Yantar. O presidente da Federação Russa, Vladimir Putin, ordenou que o navio oceanográfico Yantar, que se encontra na costa africana em missão, se dirija imediatamente para a costa argentina, com o intuito de integrar-se ao esforço de localização do ARA San Juan. Ainda que as possibilidades de resgate sejam irrisórias, o Yantar conta com sensores de varredura lateral, capazes de localizar objetos até a profundidade de 6.000 metros.

Nota do Editor: dado o atual momento, não se entende o motivo da Marinha do Brasil e do Ministério da Defesa de não terem enviado junto com o Navio de Socorro Submarino K-11 “Felinto Perry”, o Navio de Pesquisa Hidroceanográfico H-39 “Vital de Oliveira”, que dispõe de um sonar de varredura lateral operativo até a profundidade de 4.000 metros..

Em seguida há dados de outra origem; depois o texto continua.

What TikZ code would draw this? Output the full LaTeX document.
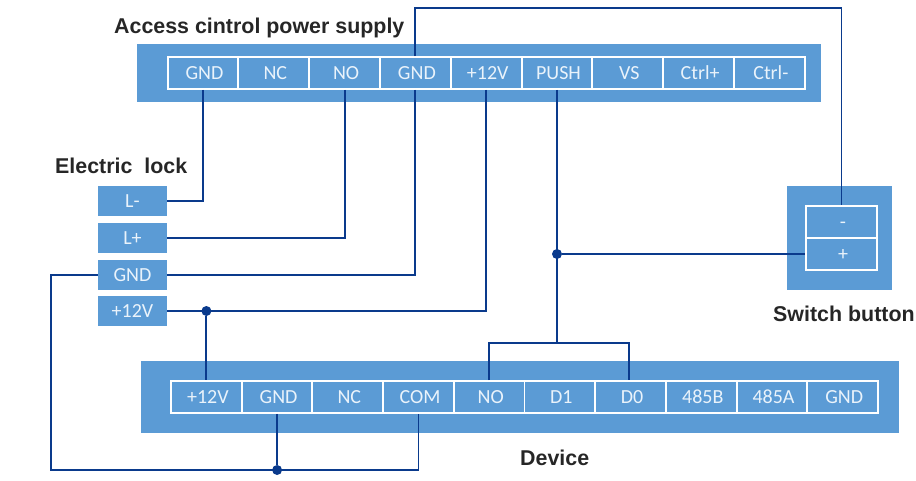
\documentclass[tikz,border=0pt]{standalone}
\usepackage{fontspec}
\setmainfont{Carlito}
\newfontfamily\labelfont{Liberation Sans}[Scale=1]
\definecolor{panelblue}{HTML}{5B9BD5}
\definecolor{wireblue}{HTML}{0A3A8C}
\definecolor{celltext}{HTML}{EAF3FB}
\definecolor{labeltext}{HTML}{262626}
\tikzset{
  panel/.style={fill=panelblue,draw=none,inner sep=0pt,anchor=north west},
  cell/.style={draw=white,line width=1.9pt,fill=panelblue,text=celltext,inner sep=0pt,minimum width=70.8pt,minimum height=32pt,text height=12.5pt,text depth=0pt,font=\fontsize{20}{22}\selectfont,execute at begin node=\hspace{3pt}},
  swcell/.style={cell,minimum width=71pt},
  lockcell/.style={fill=panelblue,text=celltext,inner sep=0pt,minimum width=69pt,minimum height=30pt,text height=12.5pt,text depth=0pt,font=\fontsize{20}{22}\selectfont},
  title/.style={text=labeltext,inner sep=0pt,font=\labelfont\bfseries\fontsize{21.4}{25}\selectfont},
  wire/.style={draw=wireblue,line width=1.9pt,line join=miter},
  junction/.style={circle,fill=wireblue,draw=none,inner sep=0pt,minimum size=10pt}
}
\begin{document}
\begin{tikzpicture}[x=1pt,y=-1pt]
\useasboundingbox (0,0) rectangle (916,480);
% panels
\node[panel,minimum width=684pt,minimum height=58pt] (toppanel) at (137,44) {};
\node[panel,minimum width=758pt,minimum height=72pt] (botpanel) at (141,361) {};
\node[panel,minimum width=105pt,minimum height=104pt] (swpanel) at (787,186) {};
% top terminals
\node[cell] (tgnda) at (203,73) {GND};
\node[cell] (tnc) at (273.8,73) {NC};
\node[cell] (tno) at (344.6,73) {NO};
\node[cell] (tgndb) at (415.4,73) {GND};
\node[cell] (tvcc) at (486.2,73) {+12V};
\node[cell] (tpush) at (557,73) {PUSH};
\node[cell] (tvs) at (627.8,73) {VS};
\node[cell] (tcp) at (698.6,73) {Ctrl+};
\node[cell] (tcm) at (769.4,73) {Ctrl-};
% bottom terminals
\node[cell] (bvcc) at (206.4,397) {+12V};
\node[cell] (bgnda) at (277.1,397) {GND};
\node[cell] (bnc) at (347.8,397) {NC};
\node[cell] (bcom) at (418.5,397) {COM};
\node[cell] (bno) at (489.2,397) {NO};
\node[cell] (bdone) at (559.9,397) {D1};
\node[cell] (bdzero) at (630.6,397) {D0};
\node[cell] (bb) at (701.3,397) {485B};
\node[cell] (ba) at (772,397) {485A};
\node[cell] (bgndb) at (842.7,397) {GND};
% switch
\node[swcell] (swm) at (841.5,222) {-};
\node[swcell] (swp) at (841.5,254) {+};
% lock
\node[lockcell] (ll) at (132.5,201) {L-};
\node[lockcell] (lp) at (132.5,238) {L+};
\node[lockcell] (lg) at (132.5,275) {GND};
\node[lockcell] (lv) at (132.5,311) {+12V};
% titles
\node[title,anchor=base west] (tacc) at (114,33) {Access cintrol power supply};
\node[title,anchor=base west] (tlock) at (55,173) {Electric\ \ lock};
\node[title,anchor=base west] (tsw) at (773,321) {Switch button};
\node[title,anchor=base west] (tdev) at (520,465) {Device};
% helpers
\coordinate (topturn) at (tgndb.north |- 0,8);
\coordinate (leftrail) at (51,275);
\coordinate (botrail) at (51,470);
\coordinate (bridge) at (tpush.south |- 0,343);
\node[junction] (jv) at (bvcc.north |- lv.east) {};
\node[junction] (jp) at (tpush.south |- swp.west) {};
\node[junction] (jg) at (bgnda.south |- botrail) {};
% wires
\draw[wire] (tgnda.south) |- (ll.east);
\draw[wire] (tno.south) |- (lp.east);
\draw[wire] (tgndb.south) |- (lg.east);
\draw[wire] (tvcc.south) |- (lv.east);
\draw[wire] (tgndb.north) -- (topturn) -| (swm.north);
\draw[wire] (jv) -- (bvcc.north);
\draw[wire] (tpush.south) -- (bridge);
\draw[wire] (jp) -- (swp.west);
\draw[wire] (bno.north) |- (bridge) -| ([xshift=-1.5pt]bdzero.north);
\draw[wire] (lg.west) -- (leftrail) -- (botrail) -| (bcom.south);
\draw[wire] (bgnda.south) -- (jg);
\end{tikzpicture}
\end{document}
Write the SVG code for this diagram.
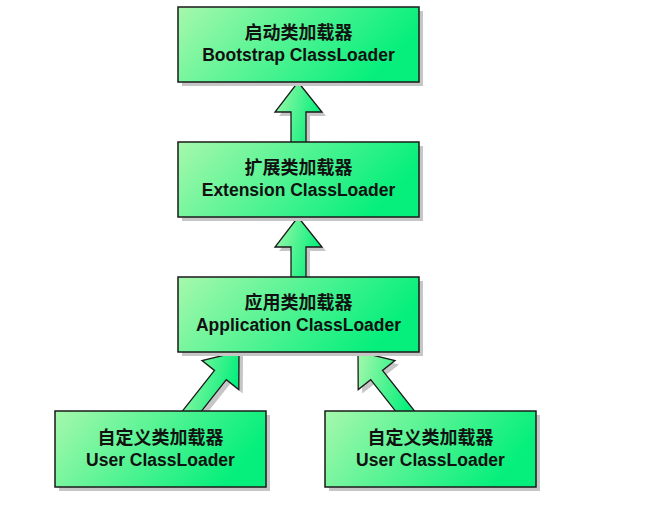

Nota do Editor (2): este editor foi informado há pouco, que o Navio de Pesquisa Hidroceanográfico H-39 “Vital de Oliveira” se encontrava em missão nas águas dos rochedos oceânicos de São Pedro e São Paulo. Este é um motivo suficiente para o não envio deste navio às águas argentinas. Por uma razão de honestidade editorial não foi alterada a primeira nota, mas publicada esta segunda.